### [YOUR INSTRUCTIONS]
Find, in the records below, the line that contains "Rebuild this chart" and the line that contains "years_uk = list(range(1920, 2011))". Copy those two lines and everything between them exactly, but not the pictures.

### [TASK DATA]
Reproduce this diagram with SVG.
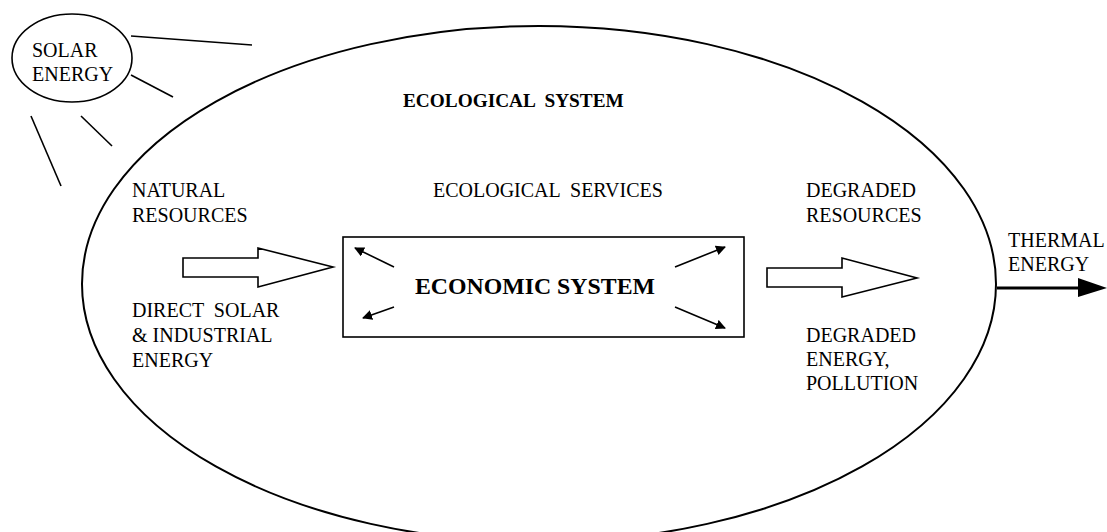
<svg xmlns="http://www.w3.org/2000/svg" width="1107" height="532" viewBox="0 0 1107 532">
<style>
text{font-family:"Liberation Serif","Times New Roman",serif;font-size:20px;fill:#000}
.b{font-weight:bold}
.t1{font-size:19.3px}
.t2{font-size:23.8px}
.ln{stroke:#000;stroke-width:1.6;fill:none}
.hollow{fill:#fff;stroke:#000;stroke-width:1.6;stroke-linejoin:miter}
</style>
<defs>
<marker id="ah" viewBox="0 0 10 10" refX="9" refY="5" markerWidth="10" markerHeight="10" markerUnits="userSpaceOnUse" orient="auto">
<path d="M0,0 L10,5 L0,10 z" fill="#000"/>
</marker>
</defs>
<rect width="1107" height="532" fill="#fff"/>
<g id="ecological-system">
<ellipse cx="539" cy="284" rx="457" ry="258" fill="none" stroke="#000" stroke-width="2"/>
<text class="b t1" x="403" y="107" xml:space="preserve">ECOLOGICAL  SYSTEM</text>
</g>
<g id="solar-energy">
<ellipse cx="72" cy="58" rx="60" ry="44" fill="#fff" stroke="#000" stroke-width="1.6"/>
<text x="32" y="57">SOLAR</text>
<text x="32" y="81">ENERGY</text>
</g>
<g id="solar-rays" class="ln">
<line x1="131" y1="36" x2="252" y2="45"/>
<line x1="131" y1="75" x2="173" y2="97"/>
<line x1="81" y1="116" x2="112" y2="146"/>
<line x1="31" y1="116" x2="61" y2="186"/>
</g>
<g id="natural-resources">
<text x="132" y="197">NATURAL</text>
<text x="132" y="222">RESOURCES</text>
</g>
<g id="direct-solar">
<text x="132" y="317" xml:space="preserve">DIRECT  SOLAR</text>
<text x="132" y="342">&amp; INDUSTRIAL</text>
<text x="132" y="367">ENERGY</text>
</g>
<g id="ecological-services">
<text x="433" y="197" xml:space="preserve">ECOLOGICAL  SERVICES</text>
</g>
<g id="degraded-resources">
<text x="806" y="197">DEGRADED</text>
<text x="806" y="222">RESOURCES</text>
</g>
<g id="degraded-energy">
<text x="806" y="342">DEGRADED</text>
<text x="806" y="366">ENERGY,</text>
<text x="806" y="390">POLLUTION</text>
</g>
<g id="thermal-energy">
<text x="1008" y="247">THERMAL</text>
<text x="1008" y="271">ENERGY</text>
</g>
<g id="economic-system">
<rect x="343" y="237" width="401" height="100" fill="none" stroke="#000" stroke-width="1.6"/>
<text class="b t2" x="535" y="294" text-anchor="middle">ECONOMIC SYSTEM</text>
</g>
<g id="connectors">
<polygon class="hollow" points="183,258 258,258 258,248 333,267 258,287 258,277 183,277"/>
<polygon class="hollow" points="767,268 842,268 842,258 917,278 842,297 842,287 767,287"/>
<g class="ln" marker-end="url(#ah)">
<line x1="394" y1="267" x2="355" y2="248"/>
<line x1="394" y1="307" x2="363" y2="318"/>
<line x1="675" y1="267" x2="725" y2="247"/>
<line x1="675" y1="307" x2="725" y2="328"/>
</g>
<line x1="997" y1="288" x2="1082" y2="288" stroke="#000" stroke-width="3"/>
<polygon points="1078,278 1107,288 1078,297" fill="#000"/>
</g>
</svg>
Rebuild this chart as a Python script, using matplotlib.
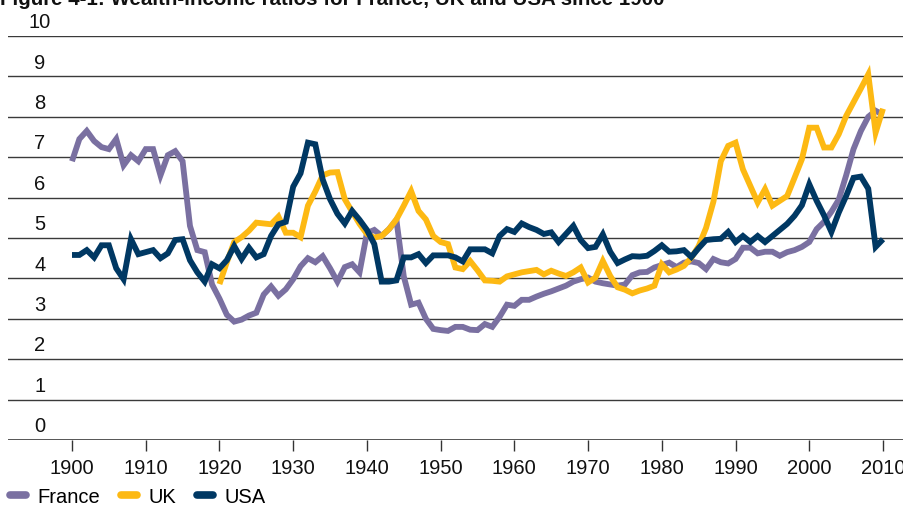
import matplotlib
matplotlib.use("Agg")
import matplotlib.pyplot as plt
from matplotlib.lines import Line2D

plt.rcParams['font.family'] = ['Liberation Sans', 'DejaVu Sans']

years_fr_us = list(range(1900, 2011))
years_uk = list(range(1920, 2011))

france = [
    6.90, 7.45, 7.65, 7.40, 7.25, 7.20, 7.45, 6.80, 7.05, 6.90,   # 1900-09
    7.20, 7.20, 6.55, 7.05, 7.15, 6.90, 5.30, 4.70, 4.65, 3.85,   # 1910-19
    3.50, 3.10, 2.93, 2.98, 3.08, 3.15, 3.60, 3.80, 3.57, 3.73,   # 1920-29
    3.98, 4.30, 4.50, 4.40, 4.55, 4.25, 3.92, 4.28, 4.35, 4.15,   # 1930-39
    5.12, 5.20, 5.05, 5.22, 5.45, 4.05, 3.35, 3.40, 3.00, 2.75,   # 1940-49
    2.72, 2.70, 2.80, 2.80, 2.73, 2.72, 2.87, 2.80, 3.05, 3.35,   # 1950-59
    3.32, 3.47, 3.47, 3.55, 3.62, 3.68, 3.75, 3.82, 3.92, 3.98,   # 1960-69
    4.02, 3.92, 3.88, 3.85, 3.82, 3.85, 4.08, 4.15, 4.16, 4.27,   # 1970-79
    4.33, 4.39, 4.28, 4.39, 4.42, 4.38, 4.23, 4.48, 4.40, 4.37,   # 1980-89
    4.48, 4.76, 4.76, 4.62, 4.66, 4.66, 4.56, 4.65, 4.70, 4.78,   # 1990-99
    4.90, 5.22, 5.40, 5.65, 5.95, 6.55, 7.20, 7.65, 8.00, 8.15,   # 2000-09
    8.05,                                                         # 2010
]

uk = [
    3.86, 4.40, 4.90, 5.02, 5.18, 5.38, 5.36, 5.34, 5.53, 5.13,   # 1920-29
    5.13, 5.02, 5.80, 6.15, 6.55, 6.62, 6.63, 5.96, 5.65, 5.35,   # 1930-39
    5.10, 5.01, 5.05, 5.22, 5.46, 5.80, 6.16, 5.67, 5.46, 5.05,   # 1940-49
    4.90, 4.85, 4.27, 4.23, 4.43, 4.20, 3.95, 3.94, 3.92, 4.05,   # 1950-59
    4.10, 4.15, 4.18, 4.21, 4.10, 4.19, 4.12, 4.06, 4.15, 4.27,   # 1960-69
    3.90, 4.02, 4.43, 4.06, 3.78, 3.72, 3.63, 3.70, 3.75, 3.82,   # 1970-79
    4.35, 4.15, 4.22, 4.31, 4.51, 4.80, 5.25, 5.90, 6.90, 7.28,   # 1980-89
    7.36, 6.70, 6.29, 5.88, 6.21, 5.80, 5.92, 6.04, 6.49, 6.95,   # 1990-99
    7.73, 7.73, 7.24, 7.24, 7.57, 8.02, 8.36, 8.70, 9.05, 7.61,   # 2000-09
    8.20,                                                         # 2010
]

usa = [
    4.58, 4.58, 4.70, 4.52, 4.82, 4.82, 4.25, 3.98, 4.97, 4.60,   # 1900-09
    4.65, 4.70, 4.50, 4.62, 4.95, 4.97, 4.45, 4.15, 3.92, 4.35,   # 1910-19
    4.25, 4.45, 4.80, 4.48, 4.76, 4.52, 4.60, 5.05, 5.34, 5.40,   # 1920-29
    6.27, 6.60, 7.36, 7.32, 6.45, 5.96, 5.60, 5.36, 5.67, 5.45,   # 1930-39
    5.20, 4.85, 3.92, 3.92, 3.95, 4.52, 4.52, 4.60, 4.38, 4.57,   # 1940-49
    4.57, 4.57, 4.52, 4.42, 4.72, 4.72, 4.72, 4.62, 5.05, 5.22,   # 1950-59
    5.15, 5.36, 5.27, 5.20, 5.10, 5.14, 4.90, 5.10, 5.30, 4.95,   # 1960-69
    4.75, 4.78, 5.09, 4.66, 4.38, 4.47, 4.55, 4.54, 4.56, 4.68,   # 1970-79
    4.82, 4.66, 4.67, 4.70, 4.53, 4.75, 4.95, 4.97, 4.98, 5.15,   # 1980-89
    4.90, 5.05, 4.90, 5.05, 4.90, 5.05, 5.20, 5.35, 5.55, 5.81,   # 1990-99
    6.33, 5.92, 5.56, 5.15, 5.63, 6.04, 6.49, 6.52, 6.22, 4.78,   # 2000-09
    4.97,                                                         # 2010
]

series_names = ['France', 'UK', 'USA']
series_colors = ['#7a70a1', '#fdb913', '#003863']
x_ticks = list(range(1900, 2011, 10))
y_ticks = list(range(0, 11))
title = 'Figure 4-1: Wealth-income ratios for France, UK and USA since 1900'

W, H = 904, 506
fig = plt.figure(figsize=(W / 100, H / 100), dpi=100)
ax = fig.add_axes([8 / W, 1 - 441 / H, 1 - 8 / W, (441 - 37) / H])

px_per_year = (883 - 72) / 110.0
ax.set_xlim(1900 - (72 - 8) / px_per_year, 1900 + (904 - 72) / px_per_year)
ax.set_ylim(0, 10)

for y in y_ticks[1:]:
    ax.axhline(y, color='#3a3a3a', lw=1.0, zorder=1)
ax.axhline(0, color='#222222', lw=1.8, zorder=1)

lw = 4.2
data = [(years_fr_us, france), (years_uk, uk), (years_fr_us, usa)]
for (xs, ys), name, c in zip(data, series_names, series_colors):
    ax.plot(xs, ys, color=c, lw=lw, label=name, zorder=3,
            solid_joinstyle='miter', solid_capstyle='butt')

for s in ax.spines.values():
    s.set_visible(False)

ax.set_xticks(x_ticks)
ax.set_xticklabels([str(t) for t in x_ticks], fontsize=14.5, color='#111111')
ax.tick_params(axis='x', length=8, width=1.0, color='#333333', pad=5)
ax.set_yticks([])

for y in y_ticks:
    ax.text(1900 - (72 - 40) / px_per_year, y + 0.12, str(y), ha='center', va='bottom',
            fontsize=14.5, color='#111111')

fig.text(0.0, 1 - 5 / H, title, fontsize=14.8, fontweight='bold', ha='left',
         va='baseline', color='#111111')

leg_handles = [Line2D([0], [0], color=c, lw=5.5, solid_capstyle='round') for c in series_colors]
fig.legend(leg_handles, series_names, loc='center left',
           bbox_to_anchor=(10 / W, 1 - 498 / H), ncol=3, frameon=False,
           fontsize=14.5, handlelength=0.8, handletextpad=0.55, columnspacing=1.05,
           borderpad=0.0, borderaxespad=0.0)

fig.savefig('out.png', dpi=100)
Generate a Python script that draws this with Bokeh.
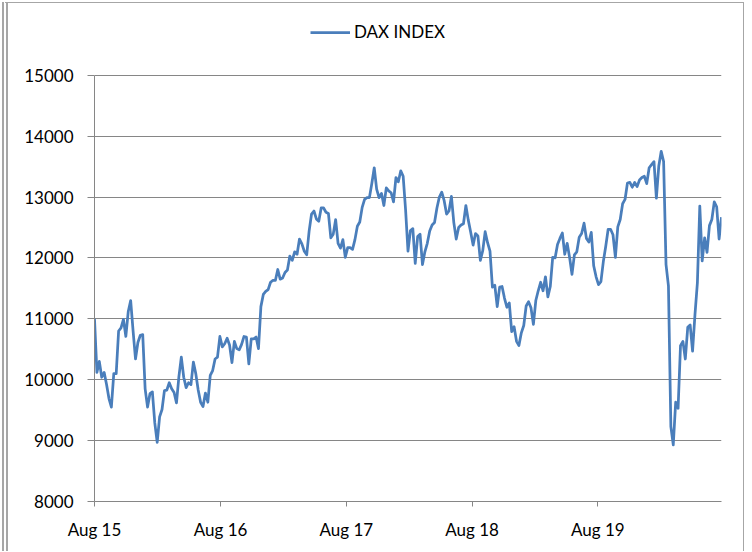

### [TASK RESULT]
Rebuild this chart as a Python script, using matplotlib.
import matplotlib
matplotlib.use("Agg")
import matplotlib.pyplot as plt
from matplotlib.lines import Line2D

plt.rcParams['font.family'] = ['Liberation Sans', 'DejaVu Sans']

years_fr_us = list(range(1900, 2011))
years_uk = list(range(1920, 2011))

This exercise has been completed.